Supplied data:

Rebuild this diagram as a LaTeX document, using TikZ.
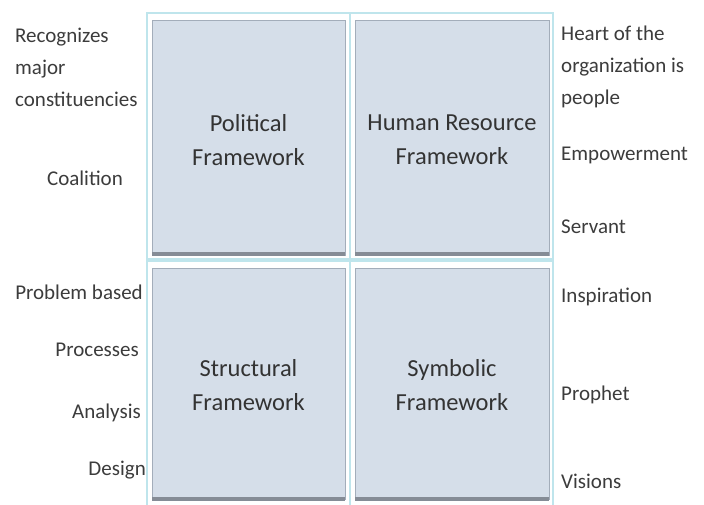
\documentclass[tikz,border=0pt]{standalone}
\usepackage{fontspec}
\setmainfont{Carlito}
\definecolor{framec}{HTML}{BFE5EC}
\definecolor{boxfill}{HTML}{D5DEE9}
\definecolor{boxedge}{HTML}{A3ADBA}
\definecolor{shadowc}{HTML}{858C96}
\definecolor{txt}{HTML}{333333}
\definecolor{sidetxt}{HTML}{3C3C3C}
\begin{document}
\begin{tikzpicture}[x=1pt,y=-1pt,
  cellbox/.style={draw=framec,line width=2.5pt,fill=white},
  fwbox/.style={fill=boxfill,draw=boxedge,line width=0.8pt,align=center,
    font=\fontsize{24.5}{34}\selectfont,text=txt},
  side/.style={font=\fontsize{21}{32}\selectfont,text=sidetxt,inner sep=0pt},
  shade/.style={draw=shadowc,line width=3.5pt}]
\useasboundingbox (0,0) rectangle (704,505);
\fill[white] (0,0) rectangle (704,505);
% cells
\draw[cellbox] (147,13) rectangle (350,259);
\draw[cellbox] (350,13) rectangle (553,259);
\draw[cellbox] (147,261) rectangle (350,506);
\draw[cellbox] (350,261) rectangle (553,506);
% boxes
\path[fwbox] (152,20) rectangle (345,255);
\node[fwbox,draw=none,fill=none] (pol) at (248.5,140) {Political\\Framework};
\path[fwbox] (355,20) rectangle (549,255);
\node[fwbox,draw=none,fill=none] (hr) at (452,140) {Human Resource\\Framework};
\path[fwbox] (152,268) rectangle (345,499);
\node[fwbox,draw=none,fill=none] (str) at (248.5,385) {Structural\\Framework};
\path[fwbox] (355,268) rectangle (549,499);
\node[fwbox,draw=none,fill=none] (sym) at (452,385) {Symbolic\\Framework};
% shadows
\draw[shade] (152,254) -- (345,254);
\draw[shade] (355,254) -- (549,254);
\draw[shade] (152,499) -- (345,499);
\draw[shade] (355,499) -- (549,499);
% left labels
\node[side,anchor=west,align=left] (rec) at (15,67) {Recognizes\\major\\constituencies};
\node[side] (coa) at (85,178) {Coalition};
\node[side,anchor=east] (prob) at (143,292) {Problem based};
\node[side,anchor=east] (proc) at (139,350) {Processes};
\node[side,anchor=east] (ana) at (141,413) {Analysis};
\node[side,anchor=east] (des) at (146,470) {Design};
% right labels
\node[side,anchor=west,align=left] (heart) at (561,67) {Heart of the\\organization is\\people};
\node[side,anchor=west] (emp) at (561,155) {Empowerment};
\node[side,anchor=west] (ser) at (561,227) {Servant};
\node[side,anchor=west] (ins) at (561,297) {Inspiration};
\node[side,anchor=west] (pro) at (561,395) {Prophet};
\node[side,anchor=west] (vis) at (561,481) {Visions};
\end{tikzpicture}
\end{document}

What the task asks: Without the pictures, retype the whole of the material above exactly.

Response to this exercise:
Rebuild this diagram as a LaTeX document, using TikZ.
\documentclass[tikz,border=0pt]{standalone}
\usepackage{fontspec}
\setmainfont{Carlito}
\definecolor{framec}{HTML}{BFE5EC}
\definecolor{boxfill}{HTML}{D5DEE9}
\definecolor{boxedge}{HTML}{A3ADBA}
\definecolor{shadowc}{HTML}{858C96}
\definecolor{txt}{HTML}{333333}
\definecolor{sidetxt}{HTML}{3C3C3C}
\begin{document}
\begin{tikzpicture}[x=1pt,y=-1pt,
  cellbox/.style={draw=framec,line width=2.5pt,fill=white},
  fwbox/.style={fill=boxfill,draw=boxedge,line width=0.8pt,align=center,
    font=\fontsize{24.5}{34}\selectfont,text=txt},
  side/.style={font=\fontsize{21}{32}\selectfont,text=sidetxt,inner sep=0pt},
  shade/.style={draw=shadowc,line width=3.5pt}]
\useasboundingbox (0,0) rectangle (704,505);
\fill[white] (0,0) rectangle (704,505);
% cells
\draw[cellbox] (147,13) rectangle (350,259);
\draw[cellbox] (350,13) rectangle (553,259);
\draw[cellbox] (147,261) rectangle (350,506);
\draw[cellbox] (350,261) rectangle (553,506);
% boxes
\path[fwbox] (152,20) rectangle (345,255);
\node[fwbox,draw=none,fill=none] (pol) at (248.5,140) {Political\\Framework};
\path[fwbox] (355,20) rectangle (549,255);
\node[fwbox,draw=none,fill=none] (hr) at (452,140) {Human Resource\\Framework};
\path[fwbox] (152,268) rectangle (345,499);
\node[fwbox,draw=none,fill=none] (str) at (248.5,385) {Structural\\Framework};
\path[fwbox] (355,268) rectangle (549,499);
\node[fwbox,draw=none,fill=none] (sym) at (452,385) {Symbolic\\Framework};
% shadows
\draw[shade] (152,254) -- (345,254);
\draw[shade] (355,254) -- (549,254);
\draw[shade] (152,499) -- (345,499);
\draw[shade] (355,499) -- (549,499);
% left labels
\node[side,anchor=west,align=left] (rec) at (15,67) {Recognizes\\major\\constituencies};
\node[side] (coa) at (85,178) {Coalition};
\node[side,anchor=east] (prob) at (143,292) {Problem based};
\node[side,anchor=east] (proc) at (139,350) {Processes};
\node[side,anchor=east] (ana) at (141,413) {Analysis};
\node[side,anchor=east] (des) at (146,470) {Design};
% right labels
\node[side,anchor=west,align=left] (heart) at (561,67) {Heart of the\\organization is\\people};
\node[side,anchor=west] (emp) at (561,155) {Empowerment};
\node[side,anchor=west] (ser) at (561,227) {Servant};
\node[side,anchor=west] (ins) at (561,297) {Inspiration};
\node[side,anchor=west] (pro) at (561,395) {Prophet};
\node[side,anchor=west] (vis) at (561,481) {Visions};
\end{tikzpicture}
\end{document}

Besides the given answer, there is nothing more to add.